Understanding Cross-Chain Bridges: The Essential Technology Shaping Web3's Future

The world of cryptocurrency thrives on interconnection, yet individual blockchains operate in isolation—a fundamental challenge known as the interoperability problem. This is where blockchain bridges become indispensable. These protocols enable seamless asset transfers across different networks, making them central to Web3’s growth. However, crypto bridges also represent one of the ecosystem’s biggest security vulnerabilities.

The Critical Role of Bridges in Blockchain Ecosystems

Different blockchains are built on distinct programming languages and protocols, making direct asset transfers between them technically impossible—similar to how iOS and Android apps cannot be exchanged. Crypto bridges solve this by acting as intermediaries that convert your digital assets into compatible formats for other networks.

Here’s how it works in practice: When you want to use Ethereum’s ETH token on the Avalanche blockchain, you send your ETH to a bridge protocol. The bridge then mints an equivalent wrapped version (wETH) that functions within Avalanche’s ecosystem. The wrapped token maintains price parity with the original asset but conforms to the target blockchain’s technical standards.

This capability fundamentally transforms how traders interact with the crypto ecosystem. Instead of being confined to assets available on a single blockchain, users can access tokens and decentralized applications (dApps) across multiple networks. For traders seeking higher-yield opportunities on platforms like Polygon (MATIC) or Arbitrum (ARB), bridges provide the critical infrastructure needed to move capital efficiently.

How Blockchain Bridges Actually Function

Bridges operate through two primary mechanisms: minting and burning. When you deposit crypto into a bridge, it creates (mints) a synthetic token representation on your destination blockchain. When you want to reverse the process, the bridge destroys (burns) the wrapped token and returns your original crypto to your wallet.

Importantly, crypto bridges fall into two categories: centralized and decentralized. Centralized bridges rely on a single entity to manage transactions, while decentralized bridges use smart contracts—self-executing programs on blockchains—to automate the process without intermediaries.

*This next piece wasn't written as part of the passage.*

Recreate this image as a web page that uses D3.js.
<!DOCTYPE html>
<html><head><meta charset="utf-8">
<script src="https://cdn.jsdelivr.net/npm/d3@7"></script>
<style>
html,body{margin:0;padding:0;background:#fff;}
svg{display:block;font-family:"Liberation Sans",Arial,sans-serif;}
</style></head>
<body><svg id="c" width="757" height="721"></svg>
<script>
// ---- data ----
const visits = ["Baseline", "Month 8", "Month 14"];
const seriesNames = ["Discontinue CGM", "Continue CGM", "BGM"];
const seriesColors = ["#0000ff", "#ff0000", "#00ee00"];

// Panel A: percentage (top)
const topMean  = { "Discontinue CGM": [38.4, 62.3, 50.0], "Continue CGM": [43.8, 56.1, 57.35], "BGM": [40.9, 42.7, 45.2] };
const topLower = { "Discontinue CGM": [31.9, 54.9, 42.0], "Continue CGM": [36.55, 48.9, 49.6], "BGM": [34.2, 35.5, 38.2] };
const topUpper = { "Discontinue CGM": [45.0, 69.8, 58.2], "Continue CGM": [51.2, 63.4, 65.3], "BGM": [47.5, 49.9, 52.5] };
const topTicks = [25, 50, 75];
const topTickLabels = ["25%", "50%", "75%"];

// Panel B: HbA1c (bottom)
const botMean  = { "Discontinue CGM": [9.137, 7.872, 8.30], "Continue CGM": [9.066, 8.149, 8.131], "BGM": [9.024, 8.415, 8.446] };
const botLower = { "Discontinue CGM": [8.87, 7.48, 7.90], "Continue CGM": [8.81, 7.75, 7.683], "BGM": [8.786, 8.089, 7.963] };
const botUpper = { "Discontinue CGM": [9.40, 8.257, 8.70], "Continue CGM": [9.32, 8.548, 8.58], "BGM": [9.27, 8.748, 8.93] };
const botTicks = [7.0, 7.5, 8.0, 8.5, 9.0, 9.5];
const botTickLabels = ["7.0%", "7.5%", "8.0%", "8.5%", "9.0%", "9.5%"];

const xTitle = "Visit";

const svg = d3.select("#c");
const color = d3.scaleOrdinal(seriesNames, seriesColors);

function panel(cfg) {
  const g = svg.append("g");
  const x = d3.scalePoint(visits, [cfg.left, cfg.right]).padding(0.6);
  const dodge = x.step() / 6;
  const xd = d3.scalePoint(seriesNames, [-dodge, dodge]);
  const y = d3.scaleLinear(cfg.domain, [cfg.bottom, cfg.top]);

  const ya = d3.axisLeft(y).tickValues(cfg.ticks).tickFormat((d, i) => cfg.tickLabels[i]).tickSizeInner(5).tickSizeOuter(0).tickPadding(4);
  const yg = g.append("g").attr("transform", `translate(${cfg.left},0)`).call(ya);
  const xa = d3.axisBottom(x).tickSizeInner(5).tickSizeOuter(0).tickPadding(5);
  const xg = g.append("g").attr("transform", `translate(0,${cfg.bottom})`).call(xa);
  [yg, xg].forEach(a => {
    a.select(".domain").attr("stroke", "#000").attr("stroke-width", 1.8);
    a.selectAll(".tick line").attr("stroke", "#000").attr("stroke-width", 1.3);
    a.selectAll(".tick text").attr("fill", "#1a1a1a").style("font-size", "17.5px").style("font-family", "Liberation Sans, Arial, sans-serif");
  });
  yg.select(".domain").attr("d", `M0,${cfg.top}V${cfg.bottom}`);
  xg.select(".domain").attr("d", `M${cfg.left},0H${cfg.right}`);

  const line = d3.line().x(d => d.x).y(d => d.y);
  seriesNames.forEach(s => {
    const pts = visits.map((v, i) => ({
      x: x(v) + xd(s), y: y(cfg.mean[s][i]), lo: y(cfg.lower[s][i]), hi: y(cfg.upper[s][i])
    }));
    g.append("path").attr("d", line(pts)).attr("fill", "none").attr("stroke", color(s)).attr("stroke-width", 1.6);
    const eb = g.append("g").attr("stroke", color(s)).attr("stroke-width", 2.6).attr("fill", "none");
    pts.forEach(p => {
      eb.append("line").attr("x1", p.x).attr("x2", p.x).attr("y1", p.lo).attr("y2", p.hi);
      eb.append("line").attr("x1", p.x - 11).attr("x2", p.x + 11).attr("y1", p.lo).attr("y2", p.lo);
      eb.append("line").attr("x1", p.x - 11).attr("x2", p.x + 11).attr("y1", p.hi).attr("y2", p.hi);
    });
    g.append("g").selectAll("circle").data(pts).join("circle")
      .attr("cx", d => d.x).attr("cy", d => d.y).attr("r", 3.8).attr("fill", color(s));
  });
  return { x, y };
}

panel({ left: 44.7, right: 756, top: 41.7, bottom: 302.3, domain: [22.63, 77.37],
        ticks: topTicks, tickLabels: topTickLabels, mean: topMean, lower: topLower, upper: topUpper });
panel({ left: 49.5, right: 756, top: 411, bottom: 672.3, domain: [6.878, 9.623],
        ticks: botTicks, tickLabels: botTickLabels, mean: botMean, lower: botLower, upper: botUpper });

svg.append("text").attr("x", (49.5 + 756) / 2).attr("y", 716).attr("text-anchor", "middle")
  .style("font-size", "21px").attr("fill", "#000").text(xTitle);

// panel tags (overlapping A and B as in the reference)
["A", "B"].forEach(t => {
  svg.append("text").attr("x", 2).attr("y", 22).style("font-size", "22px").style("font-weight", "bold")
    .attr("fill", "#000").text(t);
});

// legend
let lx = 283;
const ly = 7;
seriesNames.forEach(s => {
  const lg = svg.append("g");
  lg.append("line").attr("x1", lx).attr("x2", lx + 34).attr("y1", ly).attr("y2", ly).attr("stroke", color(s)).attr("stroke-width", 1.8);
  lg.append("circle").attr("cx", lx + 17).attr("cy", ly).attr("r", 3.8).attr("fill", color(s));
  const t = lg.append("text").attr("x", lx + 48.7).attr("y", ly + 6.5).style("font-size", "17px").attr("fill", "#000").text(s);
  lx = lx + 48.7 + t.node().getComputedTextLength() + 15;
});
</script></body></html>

Why Security Remains the Achilles Heel

Despite their importance, bridges have become magnets for exploitation. According to Chainalysis, hackers extracted approximately $2 billion from various bridge protocols throughout 2022 alone. This makes bridges among the riskiest infrastructure in Web3.

The vulnerability stems from two factors. First, bridges are experimental technology prone to coding errors. Second—and more critically—they hold enormous cryptocurrency reserves. Every time a trader bridges assets, those funds accumulate in the bridge’s custody, creating massive honeypots for sophisticated attackers.

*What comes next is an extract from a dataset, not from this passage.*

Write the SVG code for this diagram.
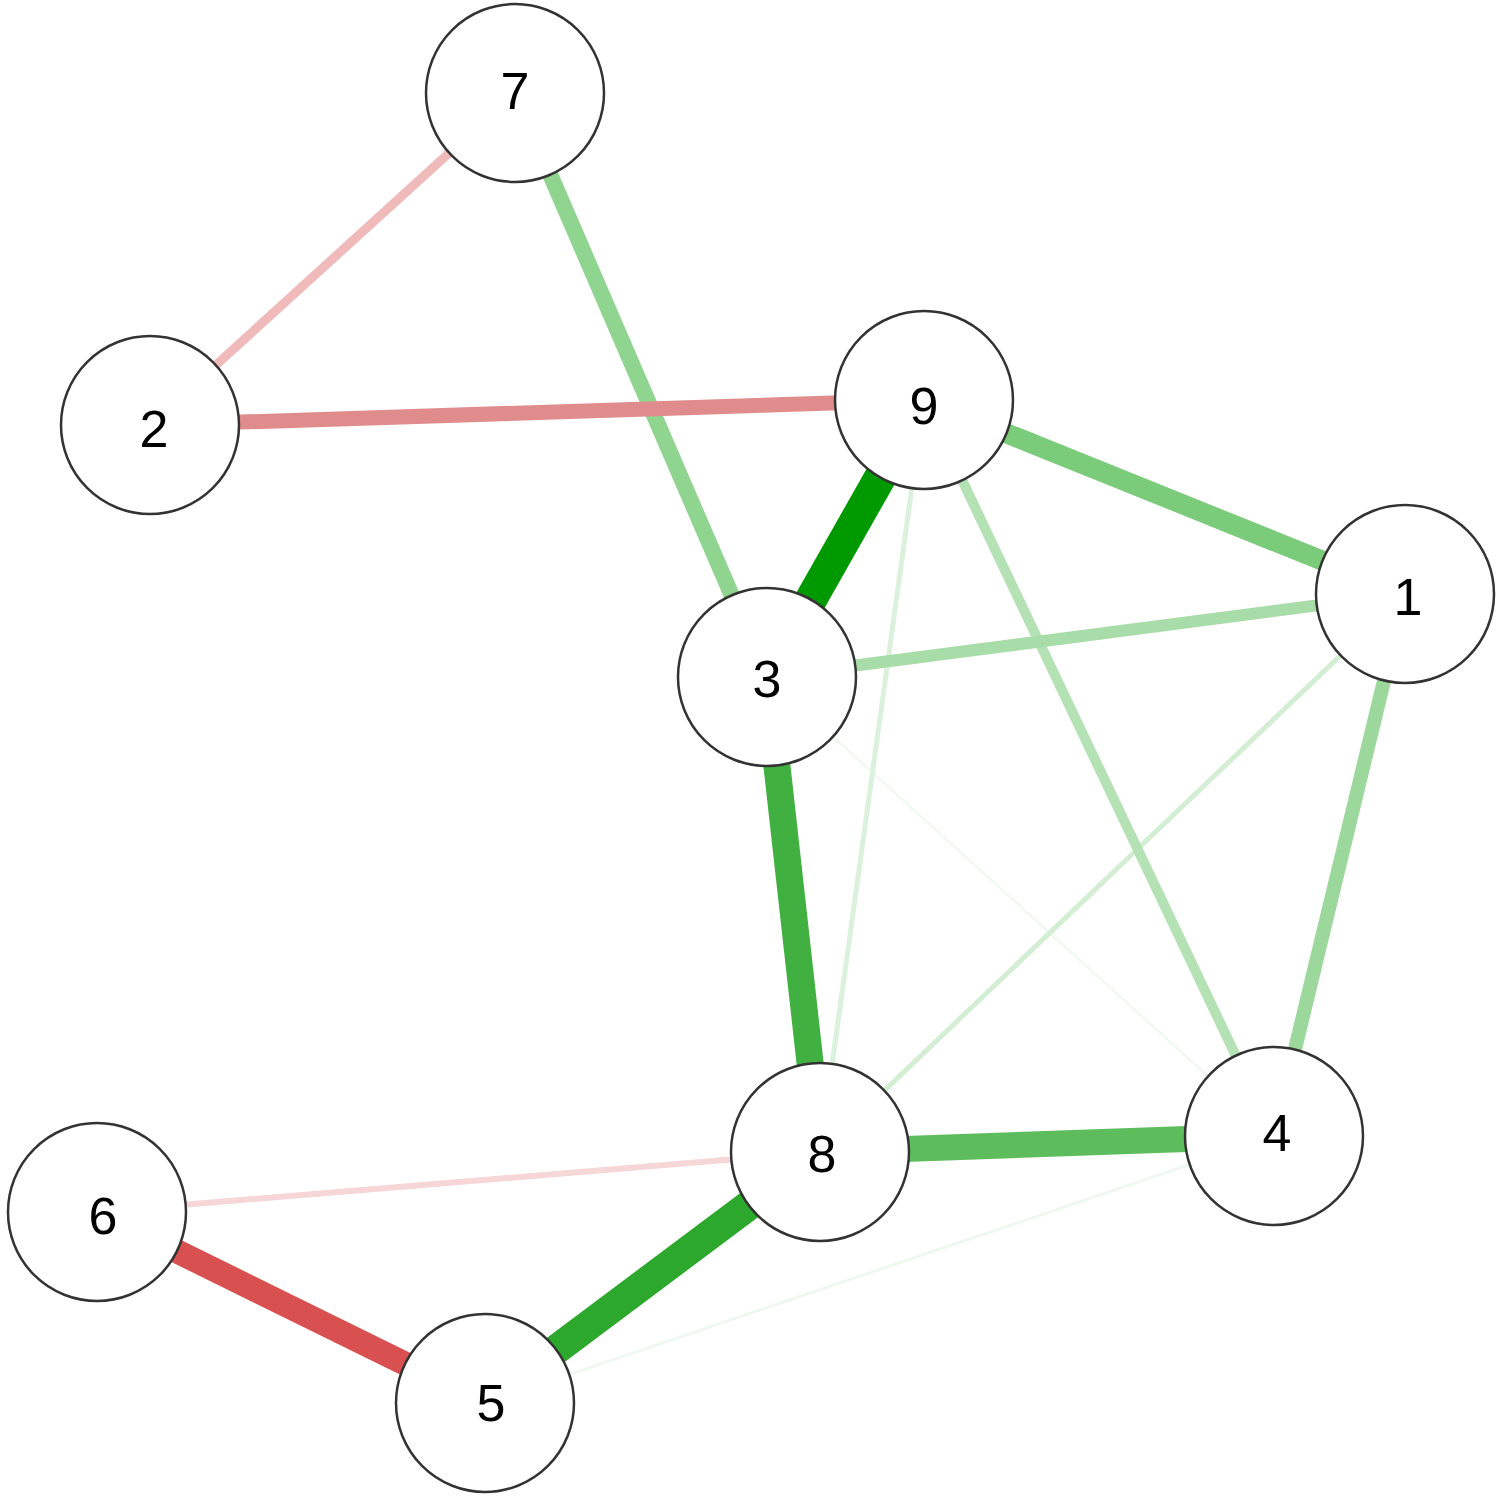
<svg xmlns="http://www.w3.org/2000/svg" width="1500" height="1498" viewBox="0 0 1500 1498">
<style>
.node circle{fill:#fff;stroke:#333;stroke-width:2.5}
.node text{font-family:"Liberation Sans",Arial,sans-serif;font-size:52px;fill:#000;text-anchor:middle}
.edges line{stroke-linecap:butt}
</style>
<rect width="1500" height="1498" fill="#fff"/>
<g id="connectors" class="edges">
<line x1="767" y1="677" x2="1274" y2="1136" stroke="#eef8ee" stroke-width="2"/>
<line x1="485" y1="1403" x2="1274" y2="1136" stroke="#eff8ef" stroke-width="3"/>
<line x1="924" y1="400" x2="820" y2="1152" stroke="#dcf1dc" stroke-width="5"/>
<line x1="1405" y1="594" x2="820" y2="1152" stroke="#d4eed4" stroke-width="5"/>
<line x1="820" y1="1152" x2="97" y2="1212" stroke="#f6d6d6" stroke-width="6"/>
<line x1="515" y1="93" x2="150" y2="425" stroke="#f0baba" stroke-width="9"/>
<line x1="924" y1="400" x2="1274" y2="1136" stroke="#b5e2b5" stroke-width="10"/>
<line x1="767" y1="677" x2="1405" y2="594" stroke="#a8dca8" stroke-width="12"/>
<line x1="1405" y1="594" x2="1274" y2="1136" stroke="#9cd89c" stroke-width="14"/>
<line x1="515" y1="93" x2="767" y2="677" stroke="#8fd48f" stroke-width="16"/>
<line x1="150" y1="425" x2="924" y2="400" stroke="#e08c8c" stroke-width="15"/>
<line x1="924" y1="400" x2="1405" y2="594" stroke="#7acb7a" stroke-width="20"/>
<line x1="820" y1="1152" x2="1274" y2="1136" stroke="#5dbd5d" stroke-width="26"/>
<line x1="97" y1="1212" x2="485" y2="1403" stroke="#d95050" stroke-width="24"/>
<line x1="767" y1="677" x2="820" y2="1152" stroke="#40b040" stroke-width="27"/>
<line x1="485" y1="1403" x2="820" y2="1152" stroke="#2ca82c" stroke-width="30"/>
<line x1="924" y1="400" x2="767" y2="677" stroke="#009900" stroke-width="32"/>
</g>
<g id="node-7" class="node"><circle cx="515" cy="93" r="89"/><text x="515" y="109">7</text></g>
<g id="node-2" class="node"><circle cx="150" cy="425" r="89"/><text x="154" y="447">2</text></g>
<g id="node-9" class="node"><circle cx="924" cy="400" r="89"/><text x="924" y="424">9</text></g>
<g id="node-1" class="node"><circle cx="1405" cy="594" r="89"/><text x="1408" y="615">1</text></g>
<g id="node-3" class="node"><circle cx="767" cy="677" r="89"/><text x="767" y="697">3</text></g>
<g id="node-8" class="node"><circle cx="820" cy="1152" r="89"/><text x="822" y="1172">8</text></g>
<g id="node-4" class="node"><circle cx="1274" cy="1136" r="89"/><text x="1277" y="1151">4</text></g>
<g id="node-6" class="node"><circle cx="97" cy="1212" r="89"/><text x="103" y="1234">6</text></g>
<g id="node-5" class="node"><circle cx="485" cy="1403" r="89"/><text x="491" y="1421">5</text></g>
</svg>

The Ronin Bridge incident exemplifies this danger. In 2021, North Korea’s Lazarus Group infiltrated the Ronin side-chain (created for the gaming platform Axie Infinity) and stole over $500 million. The attackers gained access to private wallet credentials, allowing them to drain funds directly. Other bridges including Wormhole and Harmony have suffered similar massive exploits, each costing hundreds of millions of dollars.

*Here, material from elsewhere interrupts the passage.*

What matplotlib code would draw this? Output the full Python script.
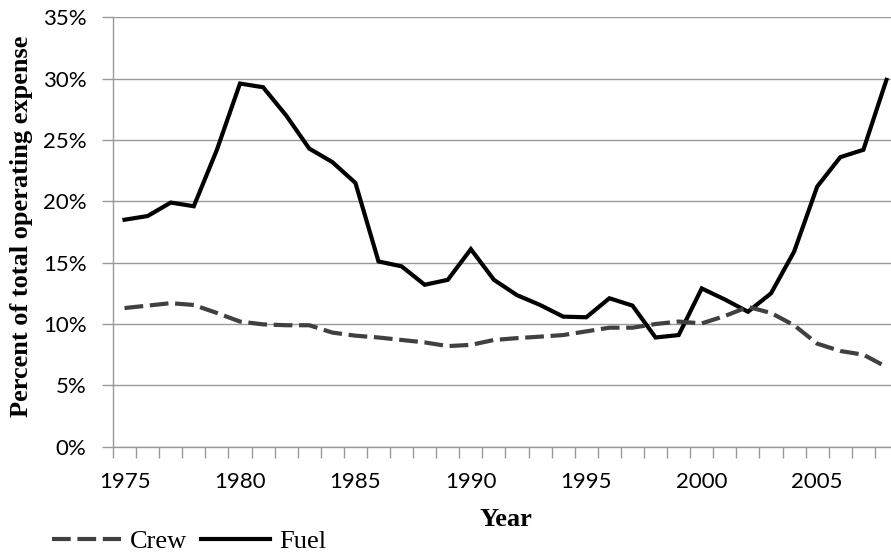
import matplotlib
matplotlib.use("Agg")
import matplotlib.pyplot as plt
import numpy as np
from matplotlib.lines import Line2D

# data (percent of total operating expense)
years = list(range(1975, 2009))
crew = [11.3, 11.5, 11.7, 11.55, 10.9, 10.2, 9.97, 9.9, 9.9, 9.3,
        9.05, 8.9, 8.7, 8.5, 8.2, 8.3, 8.7, 8.85, 8.97, 9.1,
        9.4, 9.7, 9.7, 10.0, 10.2, 10.05, 10.65, 11.4, 10.9, 9.9,
        8.4, 7.8, 7.5, 6.5]
fuel = [18.5, 18.8, 19.9, 19.6, 24.2, 29.6, 29.3, 27.0, 24.3, 23.2,
        21.5, 15.1, 14.7, 13.2, 13.6, 16.1, 13.6, 12.35, 11.55, 10.6,
        10.55, 12.1, 11.5, 8.9, 9.1, 12.9, 12.0, 11.0, 12.5, 15.9,
        21.2, 23.6, 24.2, 29.9]
year_labels = [1975, 1980, 1985, 1990, 1995, 2000, 2005]
y_ticks = [0, 5, 10, 15, 20, 25, 30, 35]

W, H = 891, 554
grid_col = "#999999"
serif = ["Liberation Serif", "DejaVu Serif"]
crew_dash = (4.5, 1.6)

fig = plt.figure(figsize=(W / 100, H / 100), dpi=100)
ax = fig.add_axes([113 / W, (H - 446.7) / H, 785 / W, 429.4 / H])

ax.plot(years, fuel, color="black", lw=3.0, solid_joinstyle="miter", label="Fuel")
ax.plot(years, crew, color="#404040", lw=3.0, dashes=crew_dash,
        dash_capstyle="butt", label="Crew")

ax.set_xlim(1974.5, 2008.5)
ax.set_ylim(0, 35)

# category boundaries carry the tick marks, labels sit at the centres
ax.set_xticks(np.arange(1974.5, 2009.0, 1.0))
ax.set_xticklabels([])
ax.set_xticks(year_labels, minor=True)
ax.set_xticklabels([str(y) for y in year_labels], minor=True)
ax.tick_params(axis="x", which="major", length=8, width=1, color=grid_col, direction="out")
ax.tick_params(axis="x", which="minor", length=0, pad=18, labelsize=16)

ax.set_yticks(y_ticks)
ax.set_yticklabels([f"{v}%" for v in y_ticks])
ax.tick_params(axis="y", length=8, width=1, color=grid_col, direction="out",
               pad=11, labelsize=16)
for lab in ax.get_xticklabels(minor=True) + ax.get_yticklabels():
    lab.set_family(["Lato", "DejaVu Sans"])

ax.grid(axis="y", color=grid_col, lw=1.0)
ax.set_axisbelow(True)
for side in ["top", "right"]:
    ax.spines[side].set_visible(False)
for side in ["left", "bottom"]:
    ax.spines[side].set_color(grid_col)
    ax.spines[side].set_linewidth(1.0)

fig.text(22 / W, 1 - 226.5 / H, "Percent of total operating expense", rotation=90,
         ha="center", va="center", family=serif, weight="bold", fontsize=19)
fig.text(506 / W, 1 - 520 / H, "Year", ha="center", va="center",
         family=serif, weight="bold", fontsize=19)

handles = [Line2D([], [], color="#404040", lw=3.0, dashes=crew_dash, dash_capstyle="butt"),
           Line2D([], [], color="black", lw=3.0)]
fig.legend(handles, ["Crew", "Fuel"], ncol=2, frameon=False,
           loc="center left", bbox_to_anchor=(52 / W, 1 - 541 / H),
           prop={"family": serif, "size": 19}, handlelength=2.6,
           handletextpad=0.35, columnspacing=0.55, borderpad=0, borderaxespad=0)

fig.savefig("out.png", dpi=100)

Popular Bridges and How to Choose One

Most blockchain projects operate their own bridges. Ethereum users accessing Polygon can use the Polygon Bridge, while those targeting Arbitrum (ARB) would use the Arbitrum Bridge. Avalanche, Optimism, and Cronos each maintain proprietary solutions optimized for their ecosystems.

For multi-chain functionality, platforms like Synapse, Portal, and Multichain provide broader support. Before selecting any bridge, thoroughly research its security history, development team, funding sources, and transparency records. Platforms like DeFi Llama maintain comprehensive bridge directories for comparison.

The Future: Interoperability Without Compromise

Next-generation solutions are addressing legacy bridge limitations. The Cosmos ecosystem, featuring the Inter-Blockchain Communication Protocol (IBC), demonstrates how networks can communicate while maintaining individual sovereignty and security standards. Projects like dYdX Chain exemplify this approach, providing secure cross-chain functionality within the Cosmos framework.

The evolution of bridge technology remains crucial for crypto adoption. As developers continue improving cross-chain protocols, users should remain cautious and prioritize established, well-audited solutions when transferring assets between networks. The trade-off between accessibility and security in bridge usage will continue shaping how the crypto ecosystem develops.